◆ **Your task**: Show each line from the listing that includes the word "matplotlib".

◆ **Data provided**:
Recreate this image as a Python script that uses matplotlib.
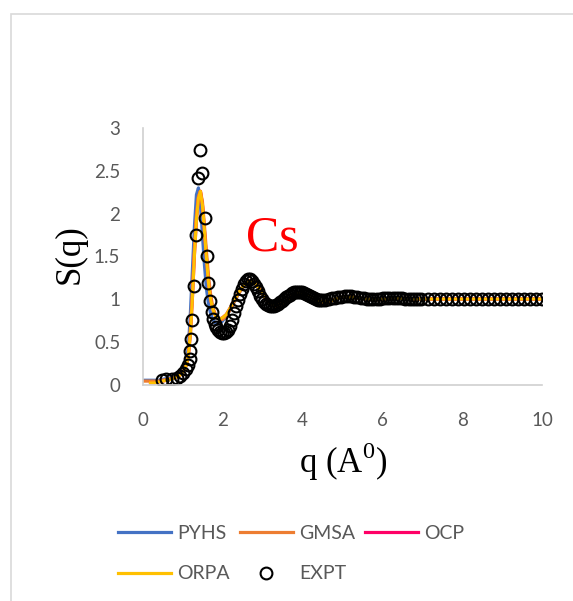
import numpy as np
import matplotlib
matplotlib.use('Agg')
import matplotlib.pyplot as plt
from matplotlib.patches import Rectangle

plt.rcParams['font.family'] = ['Lato', 'DejaVu Sans']
plt.rcParams['mathtext.fontset'] = 'custom'
plt.rcParams['mathtext.rm'] = 'Liberation Serif'

# q grid of the model curves
q_th = [0.0, 0.1, 0.2, 0.3, 0.4, 0.5, 0.6, 0.7, 0.8, 0.9, 1.0,
        1.05, 1.1, 1.15, 1.2, 1.25, 1.3, 1.35, 1.4, 1.45, 1.5,
        1.55, 1.6, 1.65, 1.7, 1.75, 1.8, 1.85, 1.9, 1.95, 2.0,
        2.1, 2.2, 2.3, 2.4, 2.5, 2.6, 2.7, 2.8, 2.9, 3.0,
        3.1, 3.2, 3.3, 3.4, 3.5, 3.6, 3.7, 3.8, 3.9, 4.0,
        4.1, 4.2, 4.3, 4.4, 4.5, 4.6, 4.7, 4.8, 4.9, 5.0,
        5.2, 5.4, 5.6, 5.8, 6.0, 6.2, 6.4, 6.6, 6.8, 7.0,
        7.5, 8.0, 8.5, 9.0, 9.5, 10.0]

s_pyhs = [0.05, 0.05, 0.05, 0.05, 0.05, 0.06, 0.07, 0.08, 0.09, 0.12, 0.16,
          0.20, 0.27, 0.45, 0.85, 1.35, 1.85, 2.22, 2.30, 2.10, 1.75,
          1.40, 1.12, 0.95, 0.84, 0.77, 0.73, 0.71, 0.71, 0.72, 0.74,
          0.80, 0.88, 0.97, 1.06, 1.13, 1.18, 1.20, 1.18, 1.12, 1.05,
          0.99, 0.95, 0.93, 0.94, 0.96, 0.99, 1.03, 1.06, 1.07, 1.07,
          1.05, 1.03, 1.00, 0.98, 0.97, 0.97, 0.98, 0.99, 1.01, 1.02,
          1.02, 1.01, 1.00, 0.99, 1.00, 1.00, 1.01, 1.00, 1.00, 1.00,
          1.00, 1.00, 1.00, 1.00, 1.00, 1.00]

s_gmsa = [0.04, 0.04, 0.04, 0.04, 0.04, 0.05, 0.06, 0.07, 0.08, 0.10, 0.14,
          0.18, 0.24, 0.37, 0.66, 1.10, 1.60, 1.98, 2.20, 2.26, 2.14,
          1.86, 1.56, 1.28, 1.07, 0.93, 0.85, 0.80, 0.77, 0.76, 0.76,
          0.80, 0.88, 0.97, 1.06, 1.13, 1.19, 1.22, 1.21, 1.16, 1.08,
          1.00, 0.94, 0.91, 0.91, 0.93, 0.97, 1.01, 1.05, 1.07, 1.08,
          1.06, 1.03, 1.00, 0.97, 0.96, 0.96, 0.97, 0.99, 1.01, 1.02,
          1.03, 1.02, 1.00, 0.99, 0.99, 1.00, 1.01, 1.01, 1.00, 1.00,
          1.00, 1.00, 1.00, 1.00, 1.00, 1.00]

s_ocp = [np.nan, np.nan, 0.02, 0.02, 0.03, 0.04, 0.05, 0.06, 0.08, 0.10, 0.13,
         0.17, 0.23, 0.35, 0.60, 1.02, 1.52, 1.93, 2.18, 2.26, 2.10,
         1.80, 1.48, 1.20, 1.01, 0.90, 0.83, 0.79, 0.77, 0.77, 0.78,
         0.82, 0.90, 0.99, 1.07, 1.14, 1.19, 1.21, 1.19, 1.13, 1.06,
         0.99, 0.95, 0.93, 0.93, 0.95, 0.98, 1.02, 1.05, 1.07, 1.07,
         1.05, 1.03, 1.00, 0.98, 0.97, 0.97, 0.98, 0.99, 1.01, 1.02,
         1.02, 1.01, 1.00, 0.99, 1.00, 1.00, 1.01, 1.00, 1.00, 1.00,
         1.00, 1.00, 1.00, 1.00, 1.00, 1.00]

s_orpa = [np.nan, np.nan, 0.02, 0.02, 0.03, 0.04, 0.05, 0.06, 0.08, 0.10, 0.13,
          0.17, 0.23, 0.35, 0.60, 1.02, 1.52, 1.93, 2.18, 2.26, 2.10,
          1.80, 1.48, 1.20, 1.01, 0.90, 0.83, 0.79, 0.77, 0.77, 0.78,
          0.82, 0.90, 0.99, 1.07, 1.14, 1.19, 1.21, 1.19, 1.13, 1.06,
          0.99, 0.95, 0.93, 0.93, 0.95, 0.98, 1.02, 1.05, 1.07, 1.07,
          1.05, 1.03, 1.00, 0.98, 0.97, 0.97, 0.98, 0.99, 1.01, 1.02,
          1.02, 1.01, 1.00, 0.99, 1.00, 1.00, 1.01, 1.00, 1.00, 1.00,
          1.00, 1.00, 1.00, 1.00, 1.00, 1.00]

# experimental points
q_expt = [0.48, 0.6, 0.73, 0.86, 0.94, 1.02, 1.1, 1.15, 1.18, 1.2, 1.21, 1.24,
          1.3, 1.34, 1.38, 1.45, 1.5, 1.57, 1.61, 1.65, 1.69, 1.73,
          1.77, 1.81, 1.85, 1.9, 1.95, 2.0, 2.05, 2.1, 2.15, 2.2,
          2.25, 2.3, 2.35, 2.4, 2.45, 2.5, 2.55, 2.6, 2.65, 2.7,
          2.75, 2.8, 2.85, 2.9, 2.95, 3.0, 3.05, 3.1, 3.15, 3.2,
          3.25, 3.3, 3.35, 3.4, 3.45, 3.5, 3.55, 3.6, 3.65, 3.7,
          3.75, 3.8, 3.85, 3.9, 3.95, 4.0, 4.05, 4.1, 4.15, 4.2,
          4.25, 4.3, 4.35, 4.4, 4.45, 4.5,
          4.58, 4.66, 4.74, 4.82, 4.9, 4.98, 5.06, 5.14, 5.22, 5.3,
          5.38, 5.46, 5.54, 5.62, 5.7, 5.78, 5.86, 5.94, 6.02, 6.1,
          6.18, 6.26, 6.34, 6.42, 6.5, 6.58, 6.66, 6.74, 6.82, 6.9, 6.98,
          7.15, 7.3, 7.45, 7.6, 7.75, 7.9, 8.05, 8.2, 8.35, 8.5,
          8.65, 8.8, 8.95, 9.1, 9.25, 9.4, 9.55, 9.7, 9.85, 10.0]
s_expt = [0.05, 0.06, 0.07, 0.08, 0.10, 0.13, 0.18, 0.23, 0.30, 0.39, 0.53, 0.75,
          1.15, 1.75, 2.42, 2.74, 2.47, 1.95, 1.50, 1.19, 0.98, 0.85,
          0.77, 0.71, 0.67, 0.64, 0.62, 0.60, 0.60, 0.61, 0.64, 0.69,
          0.76, 0.84, 0.92, 0.99, 1.06, 1.12, 1.17, 1.21, 1.23, 1.23,
          1.21, 1.18, 1.14, 1.09, 1.04, 1.00, 0.97, 0.94, 0.93, 0.92,
          0.92, 0.92, 0.93, 0.94, 0.96, 0.98, 1.00, 1.02, 1.04, 1.05,
          1.07, 1.08, 1.08, 1.08, 1.08, 1.08, 1.07, 1.06, 1.05, 1.04,
          1.02, 1.01, 1.00, 0.99, 0.99, 0.99,
          0.99, 1.00, 1.01, 1.01, 1.02, 1.02, 1.03, 1.03, 1.03, 1.02,
          1.02, 1.01, 1.01, 1.00, 1.00, 1.00, 1.00, 1.00, 1.01, 1.01,
          1.01, 1.01, 1.01, 1.01, 1.01, 1.00, 1.00, 1.00, 1.00, 1.00, 1.00,
          1.00, 1.00, 1.00, 1.00, 1.00, 1.00, 1.00, 1.00, 1.00, 1.00,
          1.00, 1.00, 1.00, 1.00, 1.00, 1.00, 1.00, 1.00, 1.00, 1.00]

x_ticks = [0, 2, 4, 6, 8, 10]
y_ticks = [0, 0.5, 1, 1.5, 2, 2.5, 3]
y_ticklabels = ['0', '0.5', '1', '1.5', '2', '2.5', '3']

grey = '#595959'
fig = plt.figure(figsize=(5.73, 6.01), dpi=100)
ax = fig.add_axes([0.2487, 0.3602, 0.6972, 0.4268])

lw = 2.3
h_pyhs, = ax.plot(q_th, s_pyhs, color='#4472C4', lw=lw, label='PYHS')
h_gmsa, = ax.plot(q_th, s_gmsa, color='#ED7D31', lw=lw, label='GMSA')
h_ocp, = ax.plot(q_th, s_ocp, color='#FF0066', lw=lw, label='OCP')
h_orpa, = ax.plot(q_th, s_orpa, color='#FFC000', lw=lw, label='ORPA')
h_expt, = ax.plot(q_expt, s_expt, ls='none', marker='o', ms=8.5, mfc='none',
                  mec='black', mew=1.5, label='EXPT')

ax.set_xlim(0, 10)
ax.set_ylim(0, 3)
ax.set_xticks(x_ticks)
ax.set_yticks(y_ticks)
ax.set_yticklabels(y_ticklabels)
ax.tick_params(length=0, labelsize=13.5, labelcolor=grey)
ax.tick_params(axis='x', pad=20)
ax.tick_params(axis='y', pad=16)
for s in ['top', 'right']:
    ax.spines[s].set_visible(False)
for s in ['left', 'bottom']:
    ax.spines[s].set_color('#d0d0d0')
    ax.spines[s].set_linewidth(1.2)

ax.text(2.58, 1.57, 'Cs', color='red', fontsize=36, family='Liberation Serif')

fig.text(70 / 573, 1 - 254 / 601, 'S(q)', rotation=90, fontsize=25,
         family='Liberation Serif', ha='center', va='center')
fig.text(343 / 573, 1 - 462 / 601, 'q (A$^{0}$)', fontsize=25,
         family='Liberation Serif', ha='center', va='center')

# legend, row-major order
handles = [h_pyhs, h_orpa, h_gmsa, h_expt, h_ocp]
labels = [h.get_label() for h in handles]
fig.legend(handles, labels, ncol=3, loc='upper left',
           bbox_to_anchor=(118 / 573, 1 - 525 / 601), frameon=False,
           fontsize=14, labelcolor=grey, handlelength=2.75,
           handletextpad=0.3, columnspacing=0.5, labelspacing=1.2,
           borderpad=0, borderaxespad=0, numpoints=1)

# chart area border
fig.add_artist(Rectangle((11 / 573, -0.1), 1.2, 1.1 - 14 / 601,
                         transform=fig.transFigure, fill=False,
                         edgecolor='#d9d9d9', lw=1.2))

fig.savefig('out.png', dpi=100)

◆ **Task solution**:
Recreate this image as a Python script that uses matplotlib.
import matplotlib
matplotlib.use('Agg')
import matplotlib.pyplot as plt
from matplotlib.patches import Rectangle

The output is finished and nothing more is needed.